HEDEFİM GÜLEN’Dİ, GİRSİN DEĞİL, GİTSİN YAZMAK İSTEMİŞTİM
Hakikaten o gün ne yazmak istediniz de Fethullah Gülen işin içine karıştırıldı, hakikaten hedefindeki isim Gülen miydi?
Amerika’dan kastım oydu. Ama “girsin” değil, “gitsin” yazmak istemiştim. Bir yanlışlık oldu.
Yazılarınıza da hemen akabinde son verildi. Üst üste yaşananlar sonrası haksızlığa uğradığınızı düşünüp olanlara hiç isyan ettiğiniz oldu mu?

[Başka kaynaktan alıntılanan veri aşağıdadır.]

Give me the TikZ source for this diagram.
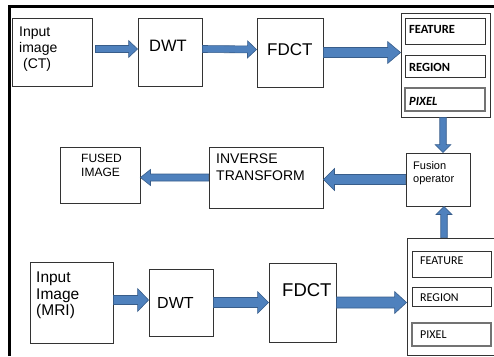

Gazete sahibinin cemaate yakın kimliği işleri zorlaştırdı tabii.
Siz futbola çok düşkünsünüz galiba, futbol başa bela valla?
Çok düşkünüm. Futbol olunca sinirlenip, hiddetleniyorum. Böyle bir ilkel yanım var. Ama o gün küçük oğlum da yanımdaydı. Gaz yemiştik ve çok korkmuştu çocuğum. Acayip sinirlenmiştim.